25 January 2010

Book: Democracy Incorporated: Managed Democracy and the Specter of Inverted Totalitarianism

Did last week's US Supreme Court decision to lift restrictions on campaign contributions by business corporations (and labour unions and other special interests) really change anything? Those who do not realize just how closely linked democracy and capitalism are – and always have been –, may call it "the end of democracy" (as evidenced by so many blog posts).

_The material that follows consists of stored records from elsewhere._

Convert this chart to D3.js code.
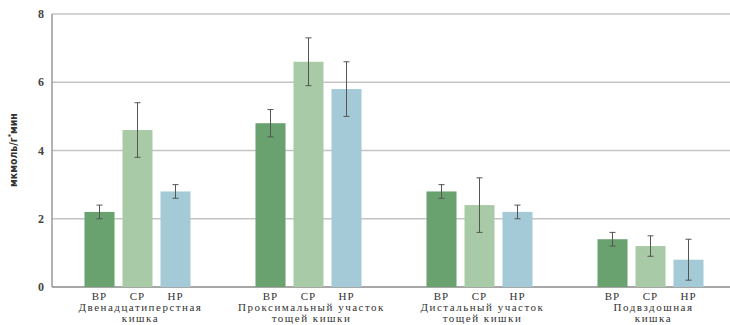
<!DOCTYPE html>
<html>
<head>
<meta charset="utf-8">
<script src="https://cdnjs.cloudflare.com/ajax/libs/d3/7.8.5/d3.min.js"></script>
<style>
  body { margin: 0; background: #fff; }
</style>
</head>
<body>
<div id="chart"></div>
<script>
// ===== Data =====
var groups = [["Двенадцатиперстная", "кишка"],
              ["Проксимальный участок", "тощей кишки"],
              ["Дистальный участок", "тощей кишки"],
              ["Подвздошная", "кишка"]];
var series = ["ВР", "СР", "НР"];
var means = [[2.2, 4.6, 2.8],
             [4.8, 6.6, 5.8],
             [2.8, 2.4, 2.2],
             [1.4, 1.2, 0.8]];
var errors = [[0.2, 0.8, 0.2],
              [0.4, 0.7, 0.8],
              [0.2, 0.8, 0.2],
              [0.2, 0.3, 0.6]];
var yTicks = [0, 2, 4, 6, 8];

function draw()
{
  var w = 730;
  var h = 325;
  var left = 52, top = 14, bottom = 287;

  var svg = d3.select("#chart")
              .append("svg")
              .attr("width", w)
              .attr("height", h);

  var color = d3.scaleOrdinal()
                .domain(series)
                .range(["#6aa26f", "#a9caa6", "#a3cad6"]);

  var y = d3.scaleLinear()
            .domain([0, 8])
            .range([bottom, top]);

  // group positions (step 171, right edge runs past the window)
  var x0 = d3.scaleBand()
             .domain(d3.range(groups.length))
             .range([left, left + 171 * groups.length])
             .padding(0);

  var x1 = d3.scaleBand()
             .domain(series)
             .range([0, x0.bandwidth()])
             .paddingInner(0.21)
             .paddingOuter(0.855);

  // gridlines
  svg.selectAll("line.grid")
     .data(yTicks)
     .enter()
     .append("line")
     .attr("class", "grid")
     .attr("x1", left)
     .attr("x2", w)
     .attr("y1", function(d) { return y(d); })
     .attr("y2", function(d) { return y(d); })
     .attr("stroke", function(d) { return d == 0 ? "#8a8a8a" : "#c4c4c4"; })
     .attr("stroke-width", 1.5);

  // y axis line
  svg.append("line")
     .attr("x1", left).attr("x2", left)
     .attr("y1", y(8)).attr("y2", y(0))
     .attr("stroke", "#9a9a9a")
     .attr("stroke-width", 1.5);

  // tick labels
  svg.selectAll("text.tick")
     .data(yTicks)
     .enter()
     .append("text")
     .attr("class", "tick")
     .attr("x", left - 8)
     .attr("y", function(d) { return y(d) + 4; })
     .attr("text-anchor", "end")
     .attr("font-family", "Liberation Serif, serif")
     .attr("font-size", "12px")
     .attr("font-weight", "bold")
     .attr("fill", "#444")
     .text(function(d) { return d; });

  // y axis title
  var yt = svg.append("text")
              .attr("transform", "translate(17,150) rotate(-90)")
              .attr("text-anchor", "middle")
              .attr("font-family", "DejaVu Sans Condensed, DejaVu Sans, sans-serif")
              .attr("font-stretch", "condensed")
              .attr("font-size", "10.5px")
              .attr("font-weight", "bold")
              .attr("fill", "#333");
  yt.append("tspan").text("мкмоль/г");
  yt.append("tspan").attr("baseline-shift", "super").attr("font-size", "7px").text("*");
  yt.append("tspan").text("мин");

  var g = svg.selectAll("g.group")
             .data(groups)
             .enter()
             .append("g")
             .attr("class", "group")
             .attr("transform", function(d, i) { return "translate(" + x0(i) + ",0)"; });

  var bars = g.selectAll("g.bar")
              .data(function(d, i) {
                return series.map(function(s, j) {
                  return {s: s, v: means[i][j], e: errors[i][j]};
                });
              })
              .enter()
              .append("g")
              .attr("class", "bar");

  bars.append("rect")
      .attr("x", function(d) { return x1(d.s); })
      .attr("width", x1.bandwidth())
      .attr("y", function(d) { return y(d.v); })
      .attr("height", function(d) { return y(0) - y(d.v); })
      .attr("fill", function(d) { return color(d.s); });

  // error bars
  bars.append("line")
      .attr("x1", function(d) { return x1(d.s) + x1.bandwidth() / 2; })
      .attr("x2", function(d) { return x1(d.s) + x1.bandwidth() / 2; })
      .attr("y1", function(d) { return y(d.v + d.e); })
      .attr("y2", function(d) { return y(d.v - d.e); })
      .attr("stroke", "#555")
      .attr("stroke-width", 1);

  [1, -1].forEach(function(sign) {
    bars.append("line")
        .attr("x1", function(d) { return x1(d.s) + x1.bandwidth() / 2 - 3; })
        .attr("x2", function(d) { return x1(d.s) + x1.bandwidth() / 2 + 3; })
        .attr("y1", function(d) { return y(d.v + sign * d.e); })
        .attr("y2", function(d) { return y(d.v + sign * d.e); })
        .attr("stroke", "#555")
        .attr("stroke-width", 1);
  });

  // series labels under bars
  bars.append("text")
      .attr("x", function(d) { return x1(d.s) + x1.bandwidth() / 2; })
      .attr("y", 300)
      .attr("text-anchor", "middle")
      .attr("font-family", "Liberation Serif, serif")
      .attr("font-size", "11px")
      .attr("letter-spacing", "1px")
      .attr("fill", "#333")
      .text(function(d) { return d.s; });

  // group labels
  g.append("text")
   .attr("x", x0.bandwidth() / 2 + 3)
   .attr("y", 311)
   .attr("text-anchor", "middle")
   .attr("font-family", "Liberation Serif, serif")
   .attr("font-size", "11px")
   .attr("letter-spacing", "1.5px")
   .attr("fill", "#333")
   .selectAll("tspan")
   .data(function(d) { return d; })
   .enter()
   .append("tspan")
   .attr("x", x0.bandwidth() / 2 + 3)
   .attr("dy", function(d, i) { return i == 0 ? 0 : 11; })
   .text(function(d) { return d; });
}

window.onload = draw;
</script>
</body>
</html>
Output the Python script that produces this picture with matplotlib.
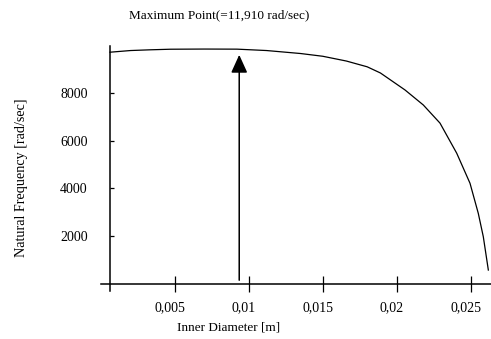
import matplotlib
matplotlib.use("Agg")
import matplotlib.pyplot as plt
import matplotlib.transforms as mtransforms

plt.rcParams['font.family'] = ['Liberation Serif', 'DejaVu Serif']

# Data
inner_diameter = [0.00061, 0.0020, 0.0033, 0.0047, 0.0070, 0.0092, 0.0112,
                  0.0135, 0.0150, 0.0166, 0.0175, 0.0180, 0.0189, 0.02056, 0.0218,
                  0.02293, 0.02406, 0.02496, 0.02552, 0.02586, 0.0262]
natural_freq = [9700, 9770, 9800, 9825, 9832, 9828, 9770,
                9645, 9530, 9330, 9175, 9090, 8830, 8120, 7490,
                6730, 5470, 4210, 2950, 1970, 575]

arrow_x = 0.00935
arrow_y_start = 150
arrow_y_end = 9590

x_ticks = [0.005, 0.01, 0.015, 0.02, 0.025]
x_tick_labels = ["0,005", "0,01", "0,015", "0,02", "0,025"]
y_ticks = [2000, 4000, 6000, 8000]
y_tick_labels = ["2000", "4000", "6000", "8000"]

title_text = "Maximum Point(=11,910 rad/sec)"
xlabel_text = "Inner Diameter [m]"
ylabel_text = "Natural Frequency [rad/sec]"

W, H = 491, 339
fig = plt.figure(figsize=(W / 100, H / 100), dpi=100)
ax = fig.add_axes([101 / W, 48.3 / H, (491 - 101) / W, (290.7 - 46) / H])

ax.plot(inner_diameter, natural_freq, color='black', lw=0.9,
        solid_joinstyle='round')

ax.annotate('', xy=(arrow_x, arrow_y_end), xytext=(arrow_x, arrow_y_start),
            arrowprops=dict(arrowstyle='-|>,head_length=1.1,head_width=0.5',
                            color='black', lw=1.1, shrinkA=0, shrinkB=0))

ax.set_xlim(0, 0.02638)
ax.set_ylim(-290, 9960)

for s in ['top', 'right']:
    ax.spines[s].set_visible(False)
ax.spines['bottom'].set_position(('data', 0))
ax.spines['left'].set_position(('data', 0.00061))
ax.spines['bottom'].set_linewidth(1.1)
ax.spines['left'].set_linewidth(1.1)

ax.set_xticks(x_ticks)
ax.set_xticklabels(x_tick_labels)
ax.set_yticks(y_ticks)
ax.set_yticklabels(y_tick_labels)
ax.tick_params(axis='x', direction='inout', length=11, width=0.9, pad=7, labelsize=10)
ax.tick_params(axis='y', direction='in', length=3, width=0.9, pad=16, labelsize=10)

offset = mtransforms.ScaledTranslation(-5 / 100, 0, fig.dpi_scale_trans)
for lbl in ax.get_xticklabels():
    lbl.set_transform(lbl.get_transform() + offset)

fig.text(219 / W, 1 - 15 / H, title_text, ha='center', va='center', fontsize=9.5)
fig.text(229 / W, 1 - 328 / H, xlabel_text, ha='center', va='center', fontsize=9.5)
fig.text(22 / W, 1 - 178 / H, ylabel_text, ha='center', va='center', fontsize=10.2,
         rotation=90)

fig.savefig('out.png', dpi=100)
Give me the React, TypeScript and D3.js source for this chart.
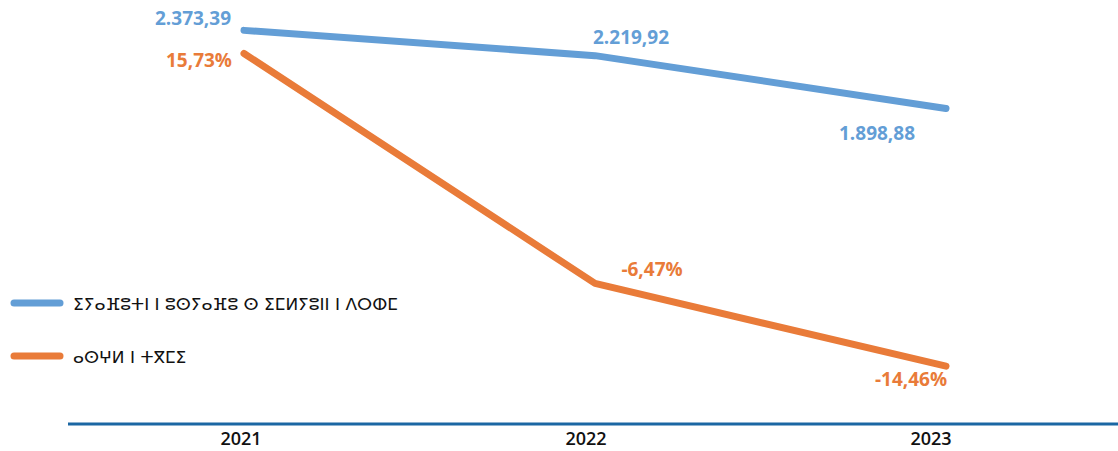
import * as d3 from 'd3';

const years = ['2021', '2022', '2023'];
const amounts = [2373.39, 2219.92, 1898.88];
const amountLabels = ['2.373,39', '2.219,92', '1.898,88'];
const rates = [15.73, -6.47, -14.46];
const rateLabels = ['15,73%', '-6,47%', '-14,46%'];
const legendNames = ['ⵉⵢⴰⴼⵓⵜⵏ ⵏ ⵓⵙⵢⴰⴼⵓ ⵙ ⵉⵎⵍⵢⵓⵏⵏ ⵏ ⴷⵔⵀⵎ', 'ⴰⵙⵖⵍ ⵏ ⵜⴳⵎⵉ'];

const W = 1118;
const H = 451;
const BLUE = '#639ed6';
const ORANGE = '#e97b39';

export default function App() {
  const x = d3.scaleBand().domain(years).range([68.5, 1121.5]);
  const cx = (d: string) => (x(d) as number) + x.bandwidth() / 2;
  // year labels sit a bit left of the points
  const labelX = d3.scalePoint().domain(years).range([241, 931]);
  const yAmount = d3.scaleLinear().domain([0, 2400]).range([421, 26]);
  const yRate = d3.scaleLinear().domain([-19.75, 18.38]).range([421, 26]);

  const amountLine = d3.line<number>().x((_, i) => cx(years[i])).y(d => yAmount(d));
  const rateLine = d3.line<number>().x((_, i) => cx(years[i])).y(d => yRate(d));

  const amountOffsets = [[-51, -5], [36, -12], [-69, 32]];
  const rateOffsets = [[-45, 14], [57, -7], [-35, 20]];

  return (
    <svg width={W} height={H} style={{position: 'absolute', left: 0, top: 0}}
         fontFamily="'Open Sans', sans-serif">
      <path d={rateLine(rates) ?? ''} fill="none" stroke={ORANGE} strokeWidth={7} strokeLinecap="round" strokeLinejoin="round"/>
      <path d={amountLine(amounts) ?? ''} fill="none" stroke={BLUE} strokeWidth={7} strokeLinecap="round" strokeLinejoin="round"/>

      {amounts.map((v, i) => (
        <text key={'a' + i} x={cx(years[i]) + amountOffsets[i][0]} y={yAmount(v) + amountOffsets[i][1]}
              textAnchor="middle" fontSize={19} fontWeight={700} fill={BLUE}>{amountLabels[i]}</text>
      ))}
      {rates.map((v, i) => (
        <text key={'r' + i} x={cx(years[i]) + rateOffsets[i][0]} y={yRate(v) + rateOffsets[i][1]}
              textAnchor="middle" fontSize={19} fontWeight={700} fill={ORANGE}>{rateLabels[i]}</text>
      ))}

      <line x1={68} x2={W} y1={424} y2={424} stroke="#1b67a3" strokeWidth={3}/>
      {years.map(yr => (
        <text key={yr} x={labelX(yr)} y={445} textAnchor="middle" fontSize={18} fontWeight={600} fill="#111">{yr}</text>
      ))}

      {legendNames.map((name, i) => (
        <g key={name} transform={`translate(0, ${303 + i * 53})`}>
          <line x1={14} x2={60} y1={0} y2={0} stroke={i === 0 ? BLUE : ORANGE} strokeWidth={7} strokeLinecap="round"/>
          <text x={73} y={7} fontSize={17} fontFamily="'DejaVu Sans'" fill="#111">{name}</text>
        </g>
      ))}
    </svg>
  );
}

The others may be reminded of any number of books and articles on the subject. For example, Sheldon S. Wolin's "Democracy Incorporated: Managed Democracy and the Specter of Inverted Totalitarianism", published in 2008 by Princeton University Press:


Publisher's description: "Democracy is struggling in America – by now this statement is almost cliché. But what if the country is no longer a democracy at all? In Democracy Incorporated, Sheldon Wolin considers the unthinkable: has America unwittingly morphed into a new and strange kind of political hybrid, one where economic and state powers are conjoined and virtually unbridled? Can the nation check its descent into what the author terms 'inverted totalitarianism'?

"Wolin portrays a country where citizens are politically uninterested and submissive – and where elites are eager to keep them that way. At best the nation has become a 'managed democracy' where the public is shepherded, not sovereign. At worst it is a place where corporate power no longer answers to state controls. Wolin makes clear that today's America is in no way morally or politically comparable to totalitarian states like Nazi Germany, yet he warns that unchecked economic power risks verging on total power and has its own unnerving pathologies. Wolin examines the myths and mythmaking that justify today's politics, the quest for an ever-expanding economy, and the perverse attractions of an endless war on terror."

Of particular interest may be the chapter titled "Intellectual Elites against Democracy". Excerpt: "[H]istorically, the idea of elite rule conceived democracy as its antithesis and natural enemy. [...] Today, when the appeal of democracy is being touted by ruling elites and exploited as an instrument of American power, elite contempt is prudently camouflaged, or perhaps sublimated, as managed democracy."

Reviews: "[A] rare, chilling analysis of intellectual critics of democracy. If democracy means more than occasional elections and protection of those rights that are compatible with economic and political elites' interests, Wolin's analysis of our democratic predicament is shocking, solid, and fundamentally correct." (C.P. Waligorski, "Choice")

"Building on his fifty years as a political theorist and proponent of radical democracy, Wolin here extends his concern with the extinguishing of the political and its replacement by fraudulent simulations of democratic process." (Jonathan Crary, "Artforum")

"Wolin demonstrates that the threats to our democratic traditions and institutions are not always from outside, but may come from within." (Rakesh Khurana, Harvard Business School)

"[H]e contends that the institutions and practices that Americans regarded as their defense against totalitarianism – and other forms of authoritarian domination – have failed them." (Anne Norton, University of Pennsylvania)

"Wolin argues that the unquestioned faith in the virtues of free market capitalism has dramatically narrowed the range of policy options that are on the table when debate turns to resolving the US's ills." (Alex Waddan, "International Affairs")

"[A] comprehensive diagnosis of our failings as a democratic polity [...] including [...] what must be done if it is not to disappear into history along with its classic totalitarian predecessors." (Chalmers Johnson, "Truthdig")

While I believe that Wolin's solution, radical democracy, is an illusion, his criticism of current democracy stands.

The book is fully searchable on Google Book Search (including full table of contents):


A new edition of this book in paperback is announced for February/March 2010.

Sheldon S. Wolin is Professor of Politcs Emeritus at Princeton.